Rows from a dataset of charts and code
## BEGIN
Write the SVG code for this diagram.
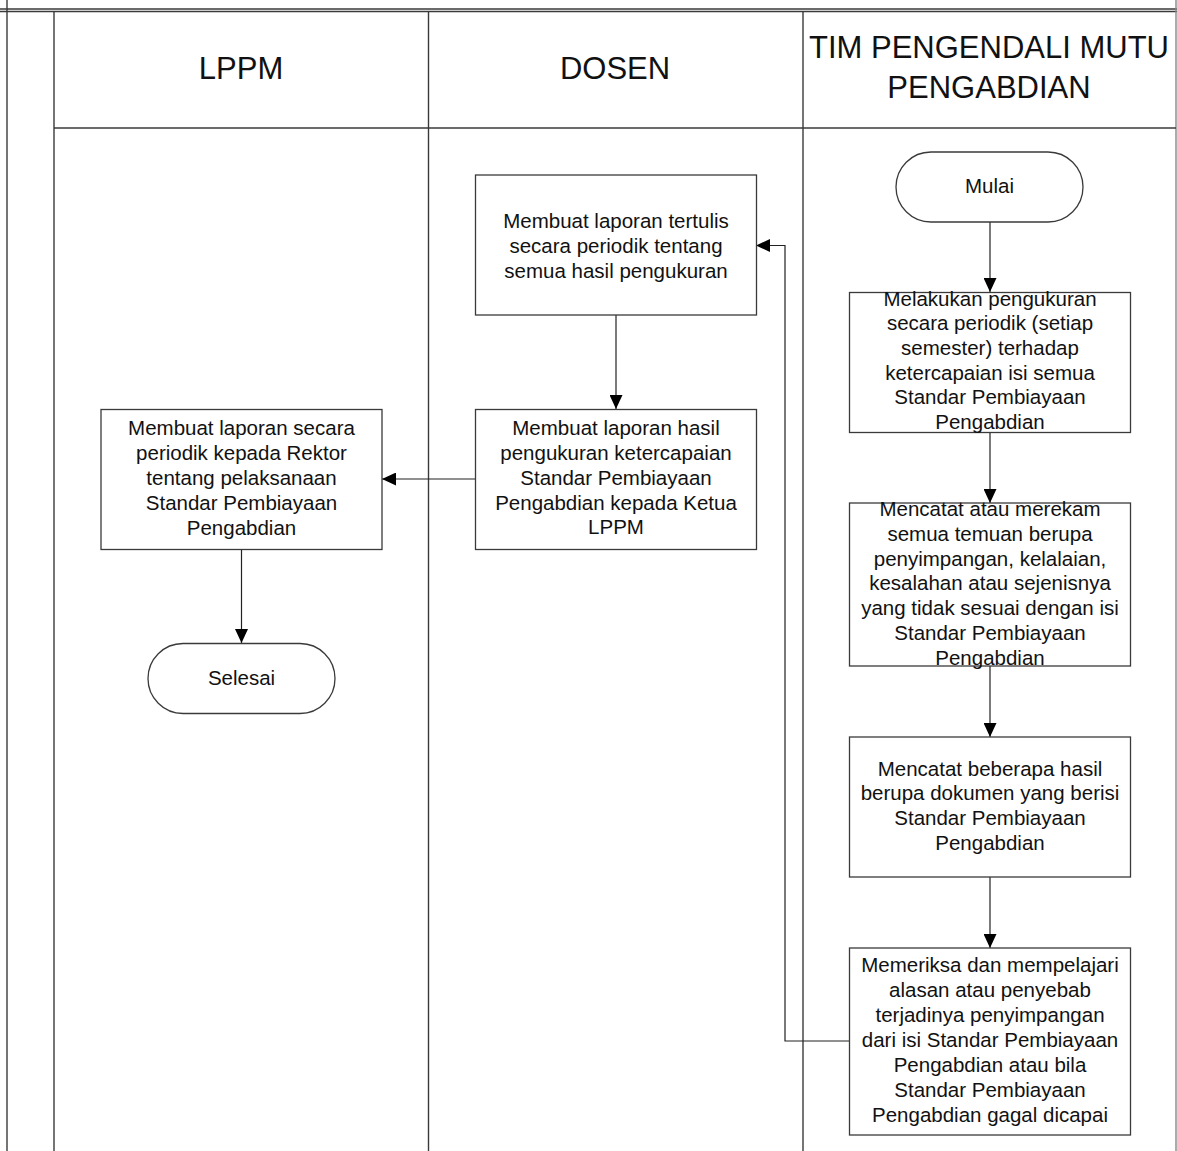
<svg xmlns="http://www.w3.org/2000/svg" width="1177" height="1151" viewBox="0 0 1177 1151">
<style>
.lane{stroke:#3a3a3a;stroke-width:1.4;fill:none}
.box{fill:#fff;stroke:#3a3a3a;stroke-width:1.3}
.shadow{fill:#bdbdbd}
.t{font-family:"Liberation Sans",Arial,sans-serif;font-size:20.5px;fill:#111;text-anchor:middle}
.h{font-family:"Liberation Sans",Arial,sans-serif;font-size:31px;fill:#111;text-anchor:middle}
.c{stroke:#222;stroke-width:1.2;fill:none;marker-end:url(#ah)}
</style>
<defs>
<marker id="ah" markerWidth="14" markerHeight="13" refX="14" refY="6.5" orient="auto" markerUnits="userSpaceOnUse">
<path d="M0,0 L14,6.5 L0,13 Z" fill="#000"/>
</marker>
</defs>
<rect x="0" y="0" width="1177" height="1151" fill="#fff"/>
<g id="pool">
<line class="lane" x1="0" y1="9" x2="1177" y2="9"/>
<line class="lane" x1="0" y1="11.5" x2="1177" y2="11.5"/>
<line class="lane" x1="7" y1="0" x2="7" y2="1151"/>
<line class="lane" x1="54" y1="11" x2="54" y2="1151"/>
<line class="lane" x1="428.5" y1="11" x2="428.5" y2="1151"/>
<line class="lane" x1="803" y1="11" x2="803" y2="1151"/>
<line class="lane" x1="1176" y1="0" x2="1176" y2="1151" style="stroke:#888"/>
<line class="lane" x1="54" y1="128" x2="1176" y2="128"/>
</g>
<g id="lane-lppm"><text class="h" x="241" y="79">LPPM</text></g>
<g id="lane-dosen"><text class="h" x="615" y="79">DOSEN</text></g>
<g id="lane-tim"><text class="h" x="989" y="58">TIM PENGENDALI MUTU</text><text class="h" x="989" y="98">PENGABDIAN</text></g>

<g id="connectors">
<path class="c" d="M990,222 L990,292"/>
<path class="c" d="M990,432 L990,503"/>
<path class="c" d="M990,666 L990,737"/>
<path class="c" d="M990,877 L990,948"/>
<path class="c" d="M849,1041 L785,1041 L785,245.5 L756,245.5"/>
<path class="c" d="M616,315 L616,409"/>
<path class="c" d="M475,479 L382,479"/>
<path class="c" d="M241.5,549 L241.5,643"/>
</g>

<g id="mulai">
<rect class="box" x="896" y="152" width="187" height="70" rx="35" ry="35"/>
<text class="t" x="989.5" y="193">Mulai</text>
</g>
<g id="tim1">
<rect class="box" x="849.5" y="292.5" width="281" height="140"/>
<text class="t" x="990" y="305.5">Melakukan pengukuran</text>
<text class="t" x="990" y="330.2">secara periodik (setiap</text>
<text class="t" x="990" y="354.9">semester) terhadap</text>
<text class="t" x="990" y="379.6">ketercapaian isi semua</text>
<text class="t" x="990" y="404.3">Standar Pembiayaan</text>
<text class="t" x="990" y="429">Pengabdian</text>
</g>
<g id="tim2">
<rect class="box" x="849.5" y="503" width="281" height="163"/>
<text class="t" x="990" y="515.7">Mencatat atau merekam</text>
<text class="t" x="990" y="540.6">semua temuan berupa</text>
<text class="t" x="990" y="565.5">penyimpangan, kelalaian,</text>
<text class="t" x="990" y="590.4">kesalahan atau sejenisnya</text>
<text class="t" x="990" y="615.3">yang tidak sesuai dengan isi</text>
<text class="t" x="990" y="640.2">Standar Pembiayaan</text>
<text class="t" x="990" y="665">Pengabdian</text>
</g>
<g id="tim3">
<rect class="box" x="849.5" y="737" width="281" height="140"/>
<text class="t" x="990" y="775.5">Mencatat beberapa hasil</text>
<text class="t" x="990" y="800.3">berupa dokumen yang berisi</text>
<text class="t" x="990" y="825.1">Standar Pembiayaan</text>
<text class="t" x="990" y="850">Pengabdian</text>
</g>
<g id="tim4">
<rect class="box" x="849.5" y="948" width="281" height="187"/>
<text class="t" x="990" y="972.3">Memeriksa dan mempelajari</text>
<text class="t" x="990" y="997.3">alasan atau penyebab</text>
<text class="t" x="990" y="1022.3">terjadinya penyimpangan</text>
<text class="t" x="990" y="1047.3">dari isi Standar Pembiayaan</text>
<text class="t" x="990" y="1072.3">Pengabdian atau bila</text>
<text class="t" x="990" y="1097.3">Standar Pembiayaan</text>
<text class="t" x="990" y="1122.3">Pengabdian gagal dicapai</text>
</g>
<g id="dosen1">
<rect class="box" x="475.5" y="175" width="281" height="140"/>
<text class="t" x="616" y="228.3">Membuat laporan tertulis</text>
<text class="t" x="616" y="253">secara periodik tentang</text>
<text class="t" x="616" y="277.5">semua hasil pengukuran</text>
</g>
<g id="dosen2">
<rect class="box" x="475.5" y="409.5" width="281" height="140"/>
<text class="t" x="616" y="435">Membuat laporan hasil</text>
<text class="t" x="616" y="460">pengukuran ketercapaian</text>
<text class="t" x="616" y="485">Standar Pembiayaan</text>
<text class="t" x="616" y="510">Pengabdian kepada Ketua</text>
<text class="t" x="616" y="534">LPPM</text>
</g>
<g id="lppm1">
<rect class="box" x="101" y="409.5" width="281" height="140"/>
<text class="t" x="241.5" y="435">Membuat laporan secara</text>
<text class="t" x="241.5" y="460">periodik kepada Rektor</text>
<text class="t" x="241.5" y="485">tentang pelaksanaan</text>
<text class="t" x="241.5" y="510">Standar Pembiayaan</text>
<text class="t" x="241.5" y="535">Pengabdian</text>
</g>
<g id="selesai">
<rect class="box" x="148" y="643.5" width="187" height="70" rx="35" ry="35"/>
<text class="t" x="241.5" y="685">Selesai</text>
</g>
</svg>
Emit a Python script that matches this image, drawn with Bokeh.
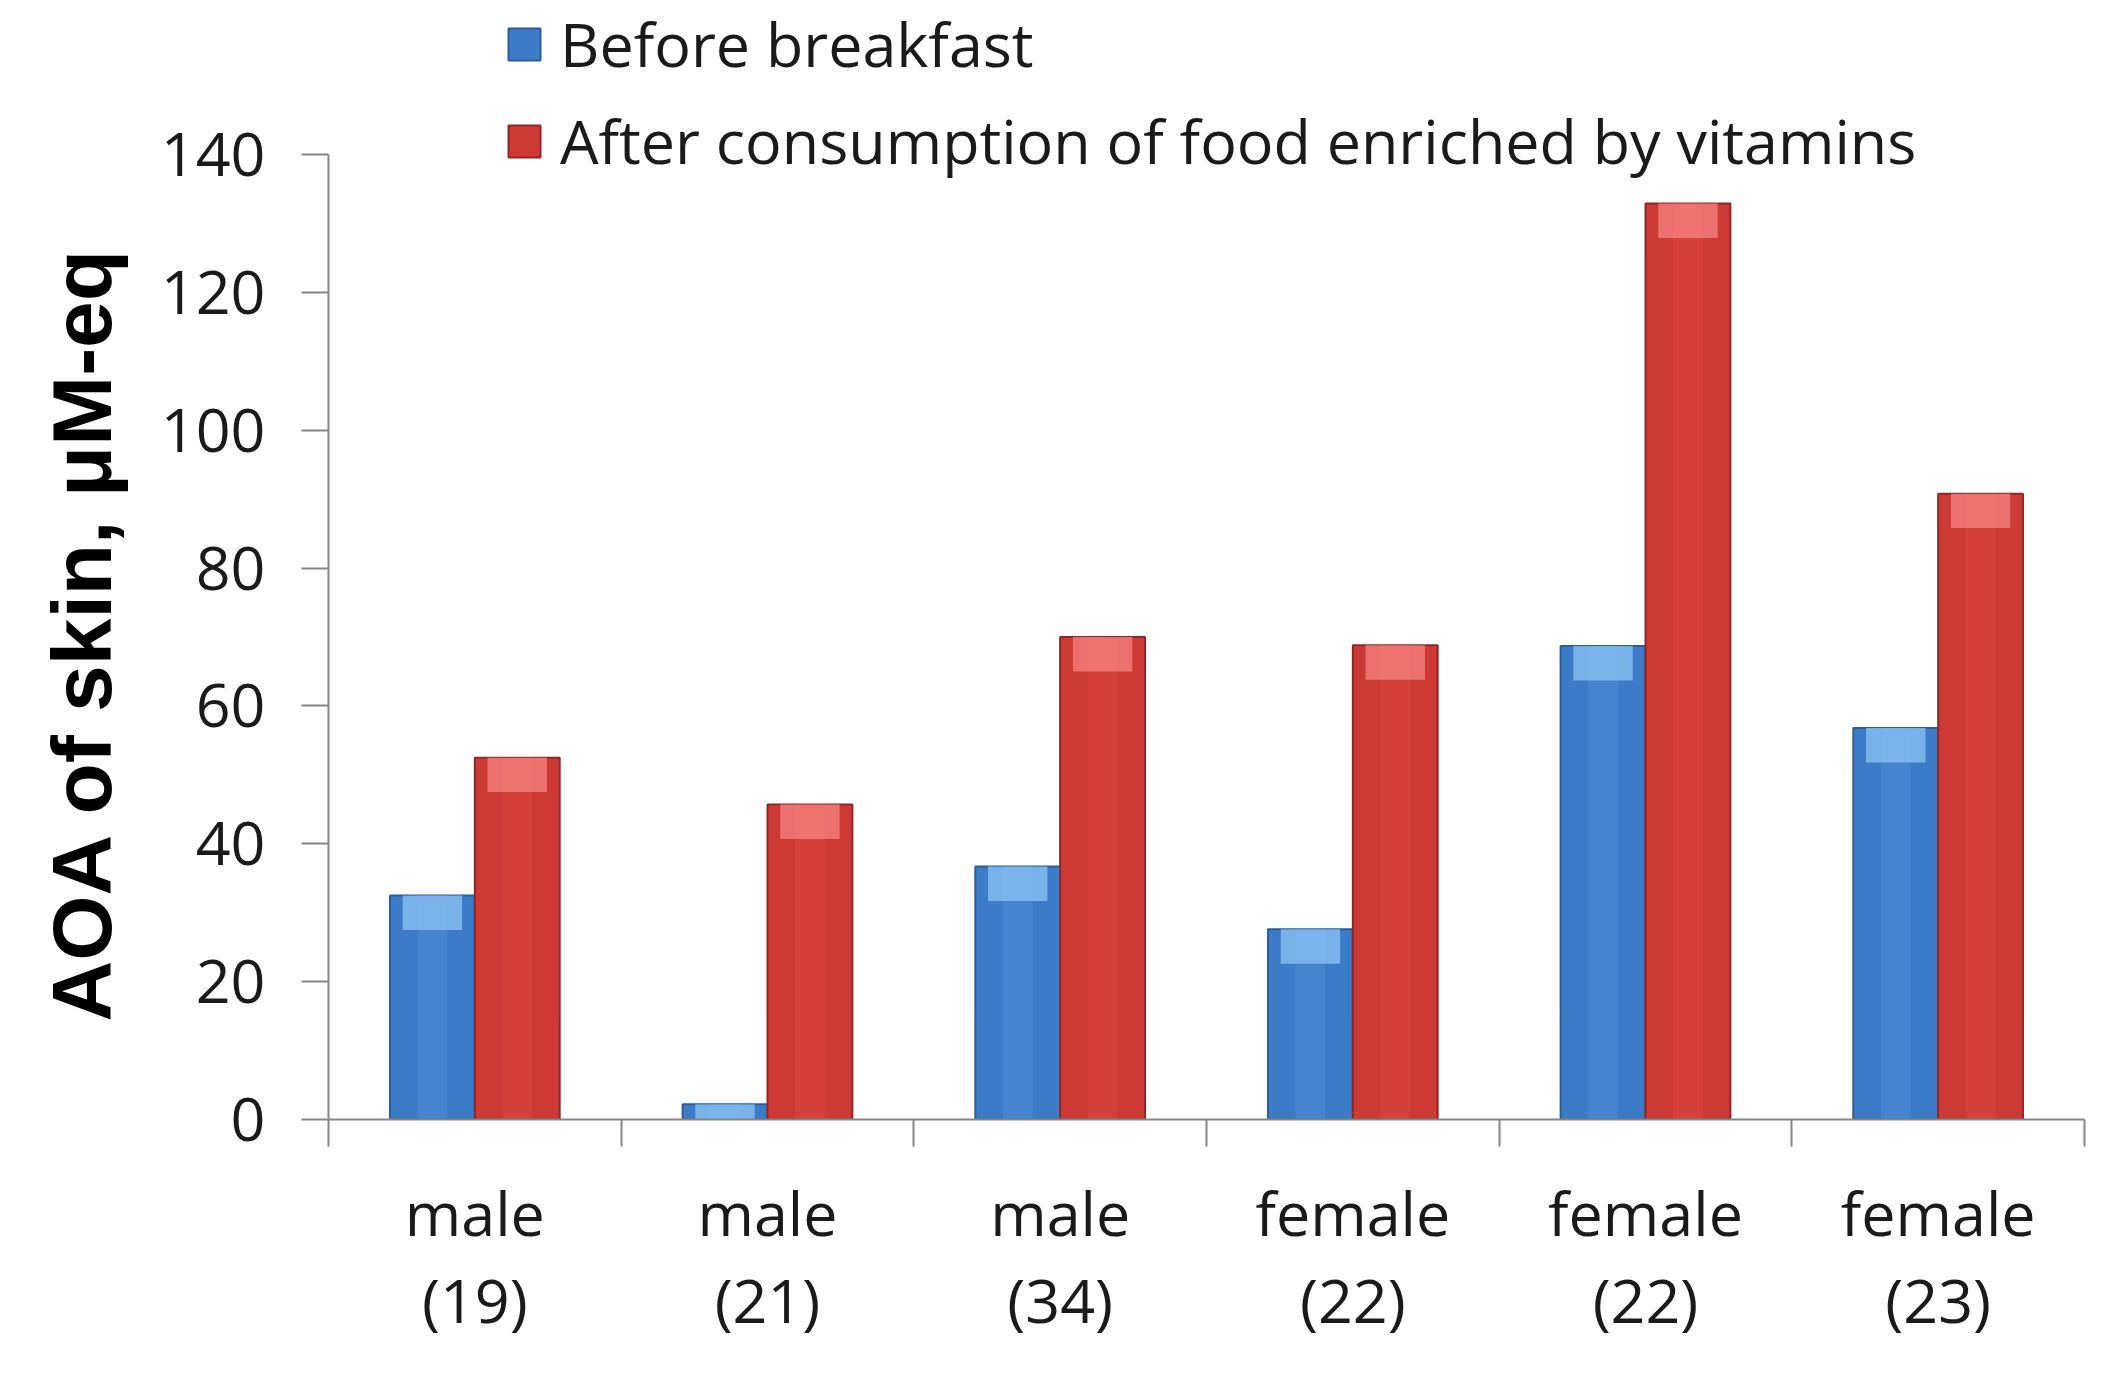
## END
(What the exercise asks): Go through the material above and print all of it exactly, except the pictures.

(Response to this task):
Write the SVG code for this diagram.
<svg xmlns="http://www.w3.org/2000/svg" width="1177" height="1151" viewBox="0 0 1177 1151">
<style>
.lane{stroke:#3a3a3a;stroke-width:1.4;fill:none}
.box{fill:#fff;stroke:#3a3a3a;stroke-width:1.3}
.shadow{fill:#bdbdbd}
.t{font-family:"Liberation Sans",Arial,sans-serif;font-size:20.5px;fill:#111;text-anchor:middle}
.h{font-family:"Liberation Sans",Arial,sans-serif;font-size:31px;fill:#111;text-anchor:middle}
.c{stroke:#222;stroke-width:1.2;fill:none;marker-end:url(#ah)}
</style>
<defs>
<marker id="ah" markerWidth="14" markerHeight="13" refX="14" refY="6.5" orient="auto" markerUnits="userSpaceOnUse">
<path d="M0,0 L14,6.5 L0,13 Z" fill="#000"/>
</marker>
</defs>
<rect x="0" y="0" width="1177" height="1151" fill="#fff"/>
<g id="pool">
<line class="lane" x1="0" y1="9" x2="1177" y2="9"/>
<line class="lane" x1="0" y1="11.5" x2="1177" y2="11.5"/>
<line class="lane" x1="7" y1="0" x2="7" y2="1151"/>
<line class="lane" x1="54" y1="11" x2="54" y2="1151"/>
<line class="lane" x1="428.5" y1="11" x2="428.5" y2="1151"/>
<line class="lane" x1="803" y1="11" x2="803" y2="1151"/>
<line class="lane" x1="1176" y1="0" x2="1176" y2="1151" style="stroke:#888"/>
<line class="lane" x1="54" y1="128" x2="1176" y2="128"/>
</g>
<g id="lane-lppm"><text class="h" x="241" y="79">LPPM</text></g>
<g id="lane-dosen"><text class="h" x="615" y="79">DOSEN</text></g>
<g id="lane-tim"><text class="h" x="989" y="58">TIM PENGENDALI MUTU</text><text class="h" x="989" y="98">PENGABDIAN</text></g>

<g id="connectors">
<path class="c" d="M990,222 L990,292"/>
<path class="c" d="M990,432 L990,503"/>
<path class="c" d="M990,666 L990,737"/>
<path class="c" d="M990,877 L990,948"/>
<path class="c" d="M849,1041 L785,1041 L785,245.5 L756,245.5"/>
<path class="c" d="M616,315 L616,409"/>
<path class="c" d="M475,479 L382,479"/>
<path class="c" d="M241.5,549 L241.5,643"/>
</g>

<g id="mulai">
<rect class="box" x="896" y="152" width="187" height="70" rx="35" ry="35"/>
<text class="t" x="989.5" y="193">Mulai</text>
</g>
<g id="tim1">
<rect class="box" x="849.5" y="292.5" width="281" height="140"/>
<text class="t" x="990" y="305.5">Melakukan pengukuran</text>
<text class="t" x="990" y="330.2">secara periodik (setiap</text>
<text class="t" x="990" y="354.9">semester) terhadap</text>
<text class="t" x="990" y="379.6">ketercapaian isi semua</text>
<text class="t" x="990" y="404.3">Standar Pembiayaan</text>
<text class="t" x="990" y="429">Pengabdian</text>
</g>
<g id="tim2">
<rect class="box" x="849.5" y="503" width="281" height="163"/>
<text class="t" x="990" y="515.7">Mencatat atau merekam</text>
<text class="t" x="990" y="540.6">semua temuan berupa</text>
<text class="t" x="990" y="565.5">penyimpangan, kelalaian,</text>
<text class="t" x="990" y="590.4">kesalahan atau sejenisnya</text>
<text class="t" x="990" y="615.3">yang tidak sesuai dengan isi</text>
<text class="t" x="990" y="640.2">Standar Pembiayaan</text>
<text class="t" x="990" y="665">Pengabdian</text>
</g>
<g id="tim3">
<rect class="box" x="849.5" y="737" width="281" height="140"/>
<text class="t" x="990" y="775.5">Mencatat beberapa hasil</text>
<text class="t" x="990" y="800.3">berupa dokumen yang berisi</text>
<text class="t" x="990" y="825.1">Standar Pembiayaan</text>
<text class="t" x="990" y="850">Pengabdian</text>
</g>
<g id="tim4">
<rect class="box" x="849.5" y="948" width="281" height="187"/>
<text class="t" x="990" y="972.3">Memeriksa dan mempelajari</text>
<text class="t" x="990" y="997.3">alasan atau penyebab</text>
<text class="t" x="990" y="1022.3">terjadinya penyimpangan</text>
<text class="t" x="990" y="1047.3">dari isi Standar Pembiayaan</text>
<text class="t" x="990" y="1072.3">Pengabdian atau bila</text>
<text class="t" x="990" y="1097.3">Standar Pembiayaan</text>
<text class="t" x="990" y="1122.3">Pengabdian gagal dicapai</text>
</g>
<g id="dosen1">
<rect class="box" x="475.5" y="175" width="281" height="140"/>
<text class="t" x="616" y="228.3">Membuat laporan tertulis</text>
<text class="t" x="616" y="253">secara periodik tentang</text>
<text class="t" x="616" y="277.5">semua hasil pengukuran</text>
</g>
<g id="dosen2">
<rect class="box" x="475.5" y="409.5" width="281" height="140"/>
<text class="t" x="616" y="435">Membuat laporan hasil</text>
<text class="t" x="616" y="460">pengukuran ketercapaian</text>
<text class="t" x="616" y="485">Standar Pembiayaan</text>
<text class="t" x="616" y="510">Pengabdian kepada Ketua</text>
<text class="t" x="616" y="534">LPPM</text>
</g>
<g id="lppm1">
<rect class="box" x="101" y="409.5" width="281" height="140"/>
<text class="t" x="241.5" y="435">Membuat laporan secara</text>
<text class="t" x="241.5" y="460">periodik kepada Rektor</text>
<text class="t" x="241.5" y="485">tentang pelaksanaan</text>
<text class="t" x="241.5" y="510">Standar Pembiayaan</text>
<text class="t" x="241.5" y="535">Pengabdian</text>
</g>
<g id="selesai">
<rect class="box" x="148" y="643.5" width="187" height="70" rx="35" ry="35"/>
<text class="t" x="241.5" y="685">Selesai</text>
</g>
</svg>
Emit a Python script that matches this image, drawn with Bokeh.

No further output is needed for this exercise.